[论文笔记]Adversarial Discriminative Heterogeneous Face Recognition
1.Abstract
不同人脸模式的感知模式之间的差距在异质人脸识别中仍是一个具有挑战性的问题(HFR)。本文提出了一种基于原始像素空间(raw-pixel space)和紧致特征空间( compact feature space)的对抗性特征学习框架,通过对抗性学习来缩小感知差距。
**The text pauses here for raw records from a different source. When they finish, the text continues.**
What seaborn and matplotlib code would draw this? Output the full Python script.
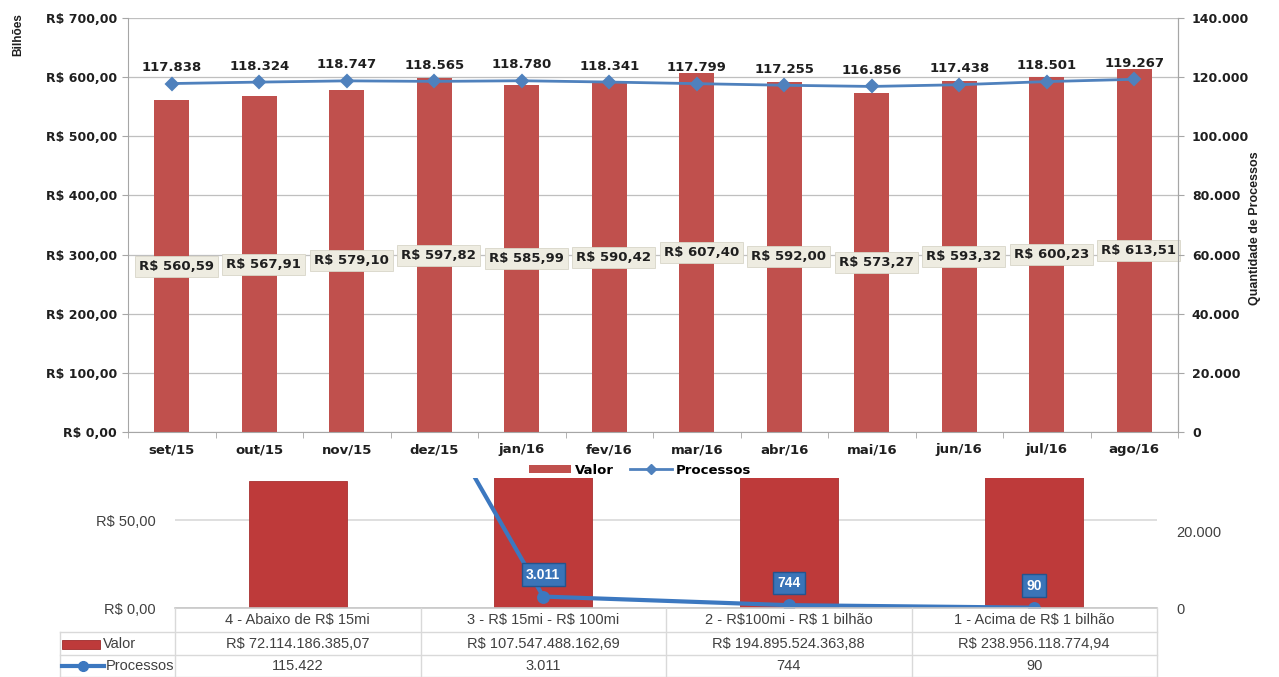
import numpy as np
import pandas as pd
import matplotlib
matplotlib.use("Agg")
import matplotlib.pyplot as plt
import seaborn as sns
from matplotlib.lines import Line2D
from matplotlib.patches import Patch, Rectangle
from matplotlib.ticker import FixedLocator

# ---------------- data ----------------
meses = ["set/15", "out/15", "nov/15", "dez/15", "jan/16", "fev/16",
         "mar/16", "abr/16", "mai/16", "jun/16", "jul/16", "ago/16"]
valor_bilhoes = [560.59, 567.91, 579.10, 597.82, 585.99, 590.42,
                 607.40, 592.00, 573.27, 593.32, 600.23, 613.51]
processos = [117838, 118324, 118747, 118565, 118780, 118341,
             117799, 117255, 116856, 117438, 118501, 119267]

faixas = ["4 - Abaixo de R$ 15mi", "3 - R$ 15mi - R$ 100mi",
          "2 - R$100mi - R$ 1 bilhão", "1 - Acima de R$ 1 bilhão"]
faixa_valor = [72114186385.07, 107547488162.69, 194895524363.88, 238956118774.94]
faixa_processos = [115422, 3011, 744, 90]

left_ticks = [0, 100, 200, 300, 400, 500, 600, 700]
right_ticks = [0, 20000, 40000, 60000, 80000, 100000, 120000, 140000]


def br(v, dec=0):
    s = f"{v:,.{dec}f}"
    return s.replace(",", "#").replace(".", ",").replace("#", ".")


FONT = ["DejaVu Sans"]
NARROW = ["Liberation Sans Narrow", "Liberation Sans", "DejaVu Sans"]
RED = "#C0504D"
BLUE = "#4F81BD"
GRID = "#BFBFBF"
DARK = "#1F1F1F"

plt.rcParams["font.family"] = FONT
plt.rcParams["text.parse_math"] = False

fig = plt.figure(figsize=(12.79, 6.77), dpi=100)
W, H = 1279, 677


def rect(x0, y0, x1, y1):
    return [x0 / W, 1 - y1 / H, (x1 - x0) / W, (y1 - y0) / H]


# ---------------- top chart ----------------
df = pd.DataFrame({"mes": meses, "valor": valor_bilhoes, "processos": processos})
ax = fig.add_axes(rect(128, 18, 1178, 432))
sns.barplot(data=df, x="mes", y="valor", ax=ax, color=RED, width=0.4,
            saturation=1, order=meses, zorder=2)
ax.set_ylim(0, 700)
ax.set_xlim(-0.5, len(meses) - 0.5)
ax.set_yticks(left_ticks)
ax.set_yticklabels([f"R$ {br(t, 2)}" for t in left_ticks], fontsize=9,
                   fontweight="bold", color=DARK)
ax.yaxis.grid(True, color=GRID, lw=0.9, zorder=0)
ax.set_axisbelow(True)
ax.set_xlabel("")
ax.set_ylabel("")
ax.tick_params(axis="x", length=0, pad=8)
for lab in ax.get_xticklabels():
    lab.set_fontsize(9.5)
    lab.set_fontweight("bold")
    lab.set_color(DARK)
ax.xaxis.set_minor_locator(FixedLocator(np.arange(len(meses) + 1) - 0.5))
ax.tick_params(axis="x", which="minor", length=4, color="#A6A6A6")
ax.tick_params(axis="y", length=4, color="#A6A6A6", pad=4)
ax.spines["top"].set_visible(False)
for s in ["left", "bottom", "right"]:
    ax.spines[s].set_color("#A6A6A6")

# value labels centred in the bars
for i, v in enumerate(valor_bilhoes):
    ax.text(i + 0.05, v / 2, f"R$ {br(v, 2)}", ha="center", va="center",
            fontsize=9.5, fontweight="bold", color=DARK, zorder=5,
            bbox=dict(boxstyle="square,pad=0.3", fc="#EEECE1", ec="#D8D5C8", lw=0.6))

ax2 = ax.twinx()
sns.pointplot(data=df, x="mes", y="processos", ax=ax2, order=meses,
              color=BLUE, markers="D", markersize=6, linewidth=2)
ax2.set_ylim(0, 140000)
ax2.set_xlim(-0.5, len(meses) - 0.5)
ax2.set_yticks(right_ticks)
ax2.set_yticklabels([br(t) for t in right_ticks], fontsize=9, fontweight="bold", color=DARK)
ax2.tick_params(axis="y", length=4, color="#A6A6A6", pad=6)
ax2.set_xlabel("")
ax2.set_ylabel("")
for s in ["top", "left", "bottom"]:
    ax2.spines[s].set_visible(False)
ax2.spines["right"].set_color("#A6A6A6")
for i, p in enumerate(processos):
    ax2.annotate(br(p), (i, p), xytext=(0, 16), textcoords="offset pixels",
                 ha="center", va="center", fontsize=9.5, fontweight="bold", color=DARK)

fig.text(18 / W, 1 - 35 / H, "Bilhões", rotation=90, ha="center", va="center",
         fontsize=8.5, fontweight="bold", family=NARROW, color=DARK)
fig.text(1255 / W, 1 - 228 / H, "Quantidade de Processos", rotation=90, ha="center",
         va="center", fontsize=9, fontweight="bold", family=NARROW, color=DARK)

handles = [Patch(facecolor=RED, edgecolor="none", label="Valor"),
           Line2D([0], [0], color=BLUE, lw=2, marker="D", markersize=5, label="Processos")]
fig.legend(handles=handles, loc="center", bbox_to_anchor=(640 / W, 1 - 470 / H), ncol=2,
           frameon=False, handlelength=3.2, handleheight=0.6,
           columnspacing=1.2, handletextpad=0.3, prop={"weight": "bold", "size": 9.5})

# ---------------- bottom chart ----------------
BRED = "#BE3A3A"
BBLUE = "#3C78C0"
GRAY_TXT = "#404040"
df2 = pd.DataFrame({"faixa": faixas, "valor": np.array(faixa_valor) / 1e9,
                    "processos": faixa_processos})
ax3 = fig.add_axes(rect(175, 478, 1157, 608))
sns.barplot(data=df2, x="faixa", y="valor", ax=ax3, order=faixas, color=BRED,
            width=0.4, saturation=1, edgecolor="#A83030", linewidth=0.6, zorder=2)
ax3.set_ylim(0, 74)
ax3.set_xlim(-0.5, len(faixas) - 0.5)
ax3.set_yticks([0, 50])
ax3.set_yticklabels([f"R$ {br(t, 2)}" for t in [0, 50]], fontsize=10.5,
                    family=NARROW, color=GRAY_TXT)
ax3.tick_params(axis="y", length=0, pad=14)
ax3.set_xticks([])
ax3.set_xlabel("")
ax3.set_ylabel("")
ax3.yaxis.grid(True, color="#D9D9D9", lw=1.2, zorder=0)
ax3.set_axisbelow(True)
for s in ax3.spines.values():
    s.set_visible(False)

ax4 = ax3.twinx()
sns.pointplot(data=df2, x="faixa", y="processos", ax=ax4, order=faixas,
              color=BBLUE, markers="o", markersize=7, linewidth=3)
ax4.set_ylim(0, 34200)
ax4.set_xlim(-0.5, len(faixas) - 0.5)
ax4.set_yticks([0, 20000])
ax4.set_yticklabels([br(t) for t in [0, 20000]], fontsize=10.5, family=NARROW, color=GRAY_TXT)
ax4.tick_params(axis="y", length=0, pad=14)
ax4.set_xticks([])
ax4.set_xlabel("")
ax4.set_ylabel("")
for s in ax4.spines.values():
    s.set_visible(False)
for i, p in enumerate(faixa_processos):
    t = ax4.annotate(br(p), (i, p), xytext=(0, 22), textcoords="offset pixels",
                     ha="center", va="center", fontsize=10, family=NARROW,
                     color="white", fontweight="bold", annotation_clip=True,
                     bbox=dict(boxstyle="square,pad=0.3", fc="#3A74B8", ec="#24548E", lw=1))
    t.set_clip_on(True)

# ---------------- data table ----------------
tab = fig.add_axes([0, 0, 1, 1], facecolor="none")
tab.set_xlim(0, W)
tab.set_ylim(H, 0)
tab.axis("off")
x0, x1, xl = 175, 1157, 60
rows = [608, 632, 655, 677]
n = len(faixas)
colw = (x1 - x0) / n
lc = "#D9D9D9"
tab.plot([x0, x1], [rows[0], rows[0]], color="#C8C8C8", lw=1.2)
for y in rows[1:]:
    tab.plot([xl, x1], [y, y], color=lc, lw=1)
for k in range(n + 1):
    tab.plot([x0 + k * colw] * 2, [rows[0], rows[3]], color=lc, lw=1)
tab.plot([xl, xl], [rows[1], rows[3]], color=lc, lw=1)

for k in range(n):
    cx = x0 + (k + 0.5) * colw
    tab.text(cx, (rows[0] + rows[1]) / 2, faixas[k], ha="center", va="center",
             fontsize=10.5, family=NARROW, color=GRAY_TXT)
    tab.text(cx, (rows[1] + rows[2]) / 2, f"R$ {br(faixa_valor[k], 2)}", ha="center",
             va="center", fontsize=10.5, family=NARROW, color=GRAY_TXT)
    tab.text(cx, (rows[2] + rows[3]) / 2, br(faixa_processos[k]), ha="center",
             va="center", fontsize=10.5, family=NARROW, color=GRAY_TXT)

# legend keys in the table
ym = (rows[1] + rows[2]) / 2
tab.add_patch(Rectangle((62, ym - 4), 38, 9, facecolor=BRED, edgecolor="#9E2A2A", lw=0.6))
tab.text(103, ym, "Valor", ha="left", va="center", fontsize=10.5, family=NARROW, color=GRAY_TXT)
yp = (rows[2] + rows[3]) / 2
tab.plot([62, 104], [yp, yp], color=BBLUE, lw=3)
tab.plot([83], [yp], marker="o", color=BBLUE, markersize=7)
tab.text(106, yp, "Processos", ha="left", va="center", fontsize=10.5, family=NARROW,
         color=GRAY_TXT)

fig.savefig("out.png", dpi=100)
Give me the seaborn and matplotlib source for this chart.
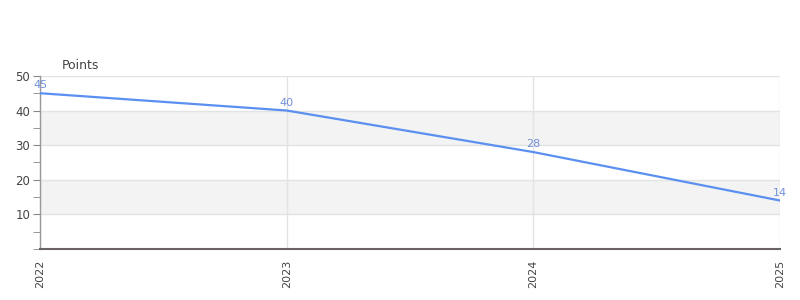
import matplotlib
matplotlib.use("Agg")
import matplotlib.pyplot as plt
import seaborn as sns
import pandas as pd
from matplotlib.ticker import MultipleLocator

years = [2022, 2023, 2024, 2025]
points = [45, 40, 28, 14]
year_labels = ["2022", "2023", "2024", "2025"]

df = pd.DataFrame({"year": years, "points": points})

sns.set_style("white")
plt.rcParams['font.family'] = ['DejaVu Sans']

fig = plt.figure(figsize=(8, 3), dpi=100)
ax = fig.add_axes([0.05, 0.17, 0.925, 0.577])

# alternating bands
for lo, hi in [(10, 20), (30, 40)]:
    ax.axhspan(lo, hi, color="#f3f3f3", zorder=0, lw=0)

sns.lineplot(data=df, x="year", y="points", ax=ax, color="#5b8ff0", linewidth=1.6, zorder=3)

for x, y in zip(years, points):
    ax.annotate(str(y), (x, y), xytext=(0, 2), textcoords="offset points",
                ha="center", va="bottom", color="#7090d8", fontsize=8, zorder=4)

ax.set_xlim(2022, 2025)
ax.set_ylim(0, 50)
ax.set_xticks(years)
ax.set_xticklabels(year_labels, rotation=90)
ax.set_yticks([10, 20, 30, 40, 50])
ax.yaxis.set_minor_locator(MultipleLocator(5))
ax.tick_params(axis="y", which="both", left=True, length=5, color="#888888", labelsize=8.5, labelcolor="#444444", pad=2)
ax.tick_params(axis="x", length=0, labelsize=8, labelcolor="#444444", pad=8)

ax.grid(True, axis="both", which="major", color="#e3e3e3", linewidth=1, zorder=1)
ax.set_axisbelow(True)

for s in ["top", "right"]:
    ax.spines[s].set_visible(False)
ax.spines["left"].set_color("#999999")
ax.spines["left"].set_linewidth(1)
ax.spines["bottom"].set_color("#666666")
ax.spines["bottom"].set_linewidth(1.5)
ax.axhline(0, color="#d62020", linewidth=0.8, zorder=5)

ax.set_xlabel("")
ax.set_ylabel("")
ax.text(0.03, 1.02, "Points", transform=ax.transAxes, ha="left", va="bottom",
        fontsize=9, color="#444444")

fig.savefig("out.png", dpi=100)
该框架将交叉光谱的人脸幻觉(cross-spectral face hallucination) 和 鉴别特征学习(discriminative feature learning )集成到端到端对抗性网络中。在像素空间中,我们利用生成的对抗性网络来实现交叉光谱的人脸幻觉。并提出了一种复杂的双路径模型(two-path model),该模型既考虑了全局结构,又考虑了局部纹理,从而缓解了图像配对不足的问题。在特征空间中,分别用一个对抗性损失(adversarial loss)和一个高阶方差差异损失(high-order variance discrepancy loss)来度量两个异质分布之间的全局和局部差异。这两种损失增强了域不变特征学习(domain-invariant feature learning)和模态无关噪声去除(modality independent noise removing)。
2.Introduction
Typical heterogeneous face recognition (HFR) tasks:
1.visual versus near infrared (VIS-NIR) face recognition
2.visual versus thermal infrared (VIS-TIR) face recognition
3.face photo versus face sketch
4.face recognition across pose
VIS-NIR HFR是HFR中最受欢迎和代表性的任务,这是因为NIR成像提供低成本和有效的解决方案用以在低光照情况下获取高质量图像。它在当今的监控系统中得到了广泛的应用。然而,NIR图像的普及与VIS图像相去甚远,而且大多数的数据集都是VIS域的。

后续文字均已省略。